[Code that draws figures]
--*--

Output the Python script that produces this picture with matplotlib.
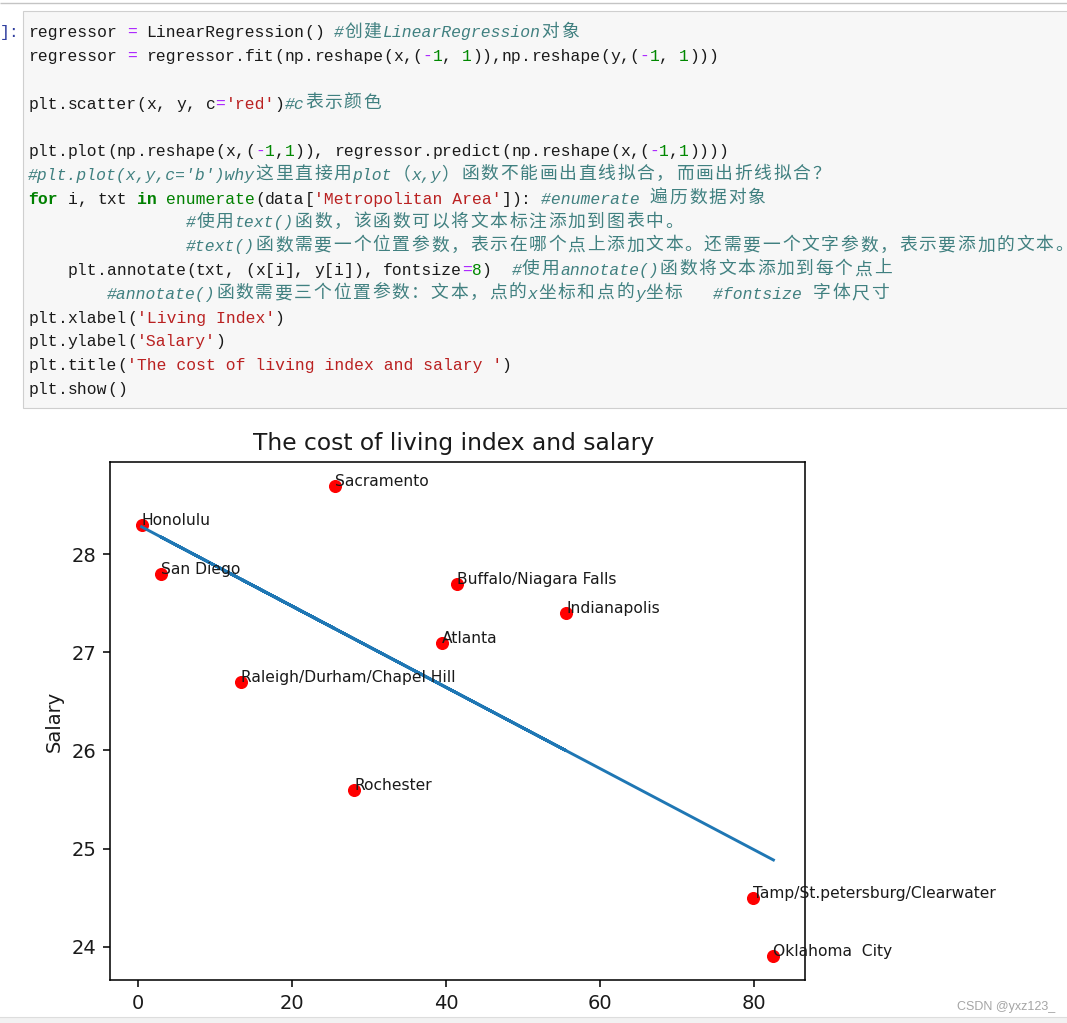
import unicodedata
import numpy as np
import matplotlib
matplotlib.use("Agg")
import matplotlib.pyplot as plt
from matplotlib.patches import Rectangle

# ---------------- data ----------------
cities = ['Honolulu', 'Sacramento', 'San Diego', 'Buffalo/Niagara Falls', 'Indianapolis',
          'Atlanta', 'Raleigh/Durham/Chapel Hill', 'Rochester',
          'Tamp/St.petersburg/Clearwater', 'Oklahoma  City']
living_index = [0.5, 25.6, 3.0, 41.4, 55.6, 39.5, 13.4, 28.1, 79.9, 82.5]
salary = [28.3, 28.7, 27.8, 27.7, 27.4, 27.1, 26.7, 25.6, 24.5, 23.9]
chart_title = 'The cost of living index and salary '
y_label = 'Salary'
x_ticks = [0, 20, 40, 60, 80]
y_ticks = [24, 25, 26, 27, 28]

code_lines = [
    "regressor = LinearRegression() #创建LinearRegression对象",
    "regressor = regressor.fit(np.reshape(x,(-1, 1)),np.reshape(y,(-1, 1)))",
    "",
    "plt.scatter(x, y, c='red')#c表示颜色",
    "",
    "plt.plot(np.reshape(x,(-1,1)), regressor.predict(np.reshape(x,(-1,1))))",
    "#plt.plot(x,y,c='b')why这里直接用plot（x,y）函数不能画出直线拟合，而画出折线拟合？",
    "for i, txt in enumerate(data['Metropolitan Area']): #enumerate 遍历数据对象",
    " " * 16 + "#使用text()函数，该函数可以将文本标注添加到图表中。",
    " " * 16 + "#text()函数需要一个位置参数，表示在哪个点上添加文本。还需要一个文字参数，表示要添加的文本。",
    "    plt.annotate(txt, (x[i], y[i]), fontsize=8)  #使用annotate()函数将文本添加到每个点上",
    " " * 8 + "#annotate()函数需要三个位置参数：文本，点的x坐标和点的y坐标   #fontsize 字体尺寸",
    "plt.xlabel('Living Index')",
    "plt.ylabel('Salary')",
    "plt.title('The cost of living index and salary ')",
    "plt.show()",
]
watermark = "CSDN @yxz123_"

# ---------------- figure ----------------
W, H, DPI = 1067, 1023, 100
fig = plt.figure(figsize=(W / DPI, H / DPI), dpi=DPI, facecolor='white')

ov = fig.add_axes([0, 0, 1, 1])
ov.set_xlim(0, W)
ov.set_ylim(H, 0)
ov.set_axis_off()

# notebook chrome
ov.plot([0, W], [2.7, 2.7], color='#c4c4c4', lw=1.0, solid_capstyle='butt')
ov.add_patch(Rectangle((22.5, 10.5), W, 397.5, facecolor='#f7f7f7',
                       edgecolor='#cfcfcf', lw=0.8))
ov.add_patch(Rectangle((-5, 1016.5), W + 10, 20, facecolor='#f2f2f2',
                       edgecolor='#dddddd', lw=0.8))

MONO = 'Liberation Mono'
CJK = 'Noto Sans CJK SC'
CELL = 9.86
WIDE = 19.5
X0 = 28.2
BASE0 = 37.3
LSTEP = 23.77
mono_size = CELL / 0.6 * 72 / DPI
cjk_size = 12.8

STY = {
    'comment': dict(color='#408080', fontstyle='italic', fontweight='normal'),
    'string': dict(color='#BA2121', fontstyle='normal', fontweight='normal'),
    'keyword': dict(color='#008000', fontstyle='normal', fontweight='bold'),
    'builtin': dict(color='#008000', fontstyle='normal', fontweight='normal'),
    'number': dict(color='#008800', fontstyle='normal', fontweight='normal'),
    'operator': dict(color='#AA22FF', fontstyle='normal', fontweight='normal'),
    'plain': dict(color='#1a1a1a', fontstyle='normal', fontweight='normal'),
}
KW = {'for', 'in'}
BUILTIN = {'enumerate'}


def is_wide(ch):
    return unicodedata.east_asian_width(ch) in ('W', 'F')


def tokenize(line):
    toks = []
    i, n = 0, len(line)
    while i < n:
        c = line[i]
        if c == '#':
            toks.append((line[i:], 'comment'))
            break
        if c == "'":
            j = line.index("'", i + 1)
            toks.append((line[i:j + 1], 'string'))
            i = j + 1
            continue
        if (c.isalpha() or c == '_') and not is_wide(c):
            j = i
            while j < n and (line[j].isalnum() or line[j] == '_') and not is_wide(line[j]):
                j += 1
            w = line[i:j]
            kind = 'keyword' if w in KW else ('builtin' if w in BUILTIN else 'plain')
            toks.append((w, kind))
            i = j
            continue
        if c.isdigit():
            j = i
            while j < n and line[j].isdigit():
                j += 1
            toks.append((line[i:j], 'number'))
            i = j
            continue
        if c in '=-':
            toks.append((c, 'operator'))
            i += 1
            continue
        toks.append((c, 'plain'))
        i += 1
    return toks


def flush(run, run_x, y, st):
    if run.strip():
        lead = len(run) - len(run.lstrip(' '))
        ov.text(run_x + lead * CELL, y, run.lstrip(' '),
                fontfamily=MONO, fontsize=mono_size, va='baseline',
                ha='left', **st)


def draw_line(li, line):
    y = BASE0 + LSTEP * li
    xpos = X0
    for text, kind in tokenize(line):
        st = STY[kind]
        run, run_x = '', xpos
        for ch in text:
            if is_wide(ch):
                flush(run, run_x, y, st)
                run = ''
                ov.text(xpos + 0.6, y - 0.8, ch, fontfamily=[CJK, 'DejaVu Sans'],
                        fontsize=cjk_size, va='baseline', ha='left',
                        color=st['color'])
                xpos += WIDE
                run_x = xpos
            else:
                if run == '':
                    run_x = xpos
                run += ch
                xpos += CELL
        flush(run, run_x, y, st)


for li, line in enumerate(code_lines):
    draw_line(li, line)

# prompt fragment
ov.text(0, BASE0, ']:', fontfamily=MONO, fontsize=mono_size, color='#303F9F',
        va='baseline', ha='left')

# ---------------- chart ----------------
S = 1.4
ax = fig.add_axes([110 / W, (H - 980) / H, 695 / W, 518 / H])
x = np.array(living_index)
y = np.array(salary)
ax.scatter(x, y, c='red', s=36 * S * S, linewidths=1.0)
slope, intercept = np.polyfit(x, y, 1)
ax.plot(x, slope * x + intercept, color='#1f77b4', lw=1.5 * S)
for i, txt in enumerate(cities):
    ax.annotate(txt, (x[i], y[i]), fontsize=8 * S, color='#1a1a1a')
ax.set_title(chart_title, fontsize=12 * S, pad=6 * S, color='#1a1a1a')
ax.set_ylabel(y_label, fontsize=10 * S, labelpad=4 * S, color='#1a1a1a')
ax.set_xticks(x_ticks)
ax.set_yticks(y_ticks)
ax.tick_params(labelsize=10 * S, length=3.5 * S, width=0.8 * S, pad=3.5 * S,
               labelcolor='#1a1a1a')
for sp in ax.spines.values():
    sp.set_linewidth(0.8 * S)

fig.text(957 / W, 1 - 1006.7 / H, watermark, fontsize=9, color='#a5a5a5',
         family='Liberation Sans', va='center', ha='left')

fig.savefig('out.png', dpi=DPI, facecolor='white')
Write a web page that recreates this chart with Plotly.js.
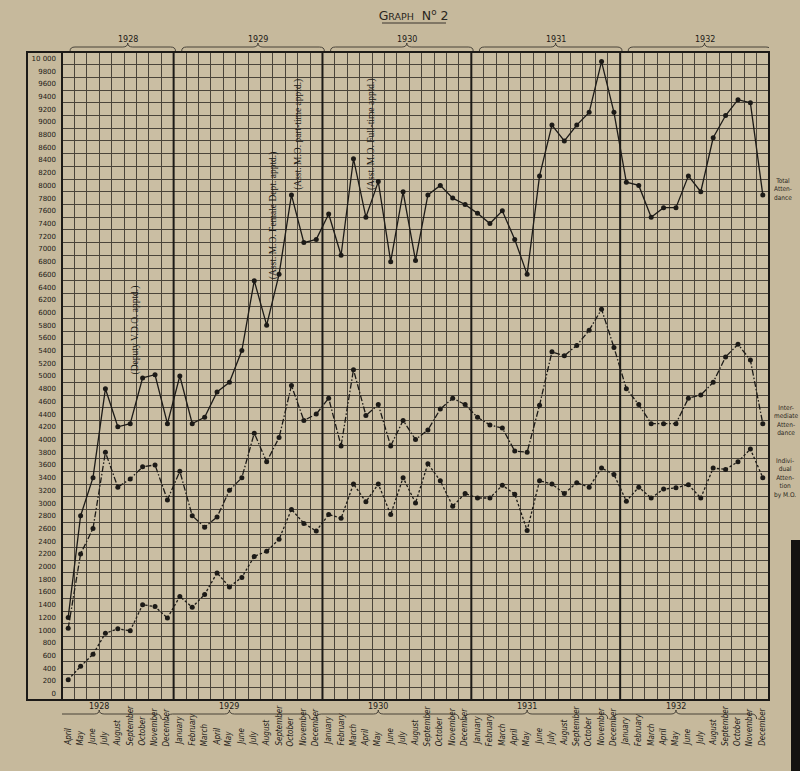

--*--

> [What to produce] Make an exact copy of the lines from the top of the material through the line with "ov.set_axis_off()", pictures excluded.

> [Result]
Output the Python script that produces this picture with matplotlib.
import unicodedata
import numpy as np
import matplotlib
matplotlib.use("Agg")
import matplotlib.pyplot as plt
from matplotlib.patches import Rectangle

# ---------------- data ----------------
cities = ['Honolulu', 'Sacramento', 'San Diego', 'Buffalo/Niagara Falls', 'Indianapolis',
          'Atlanta', 'Raleigh/Durham/Chapel Hill', 'Rochester',
          'Tamp/St.petersburg/Clearwater', 'Oklahoma  City']
living_index = [0.5, 25.6, 3.0, 41.4, 55.6, 39.5, 13.4, 28.1, 79.9, 82.5]
salary = [28.3, 28.7, 27.8, 27.7, 27.4, 27.1, 26.7, 25.6, 24.5, 23.9]
chart_title = 'The cost of living index and salary '
y_label = 'Salary'
x_ticks = [0, 20, 40, 60, 80]
y_ticks = [24, 25, 26, 27, 28]

code_lines = [
    "regressor = LinearRegression() #创建LinearRegression对象",
    "regressor = regressor.fit(np.reshape(x,(-1, 1)),np.reshape(y,(-1, 1)))",
    "",
    "plt.scatter(x, y, c='red')#c表示颜色",
    "",
    "plt.plot(np.reshape(x,(-1,1)), regressor.predict(np.reshape(x,(-1,1))))",
    "#plt.plot(x,y,c='b')why这里直接用plot（x,y）函数不能画出直线拟合，而画出折线拟合？",
    "for i, txt in enumerate(data['Metropolitan Area']): #enumerate 遍历数据对象",
    " " * 16 + "#使用text()函数，该函数可以将文本标注添加到图表中。",
    " " * 16 + "#text()函数需要一个位置参数，表示在哪个点上添加文本。还需要一个文字参数，表示要添加的文本。",
    "    plt.annotate(txt, (x[i], y[i]), fontsize=8)  #使用annotate()函数将文本添加到每个点上",
    " " * 8 + "#annotate()函数需要三个位置参数：文本，点的x坐标和点的y坐标   #fontsize 字体尺寸",
    "plt.xlabel('Living Index')",
    "plt.ylabel('Salary')",
    "plt.title('The cost of living index and salary ')",
    "plt.show()",
]
watermark = "CSDN @yxz123_"

# ---------------- figure ----------------
W, H, DPI = 1067, 1023, 100
fig = plt.figure(figsize=(W / DPI, H / DPI), dpi=DPI, facecolor='white')

ov = fig.add_axes([0, 0, 1, 1])
ov.set_xlim(0, W)
ov.set_ylim(H, 0)
ov.set_axis_off()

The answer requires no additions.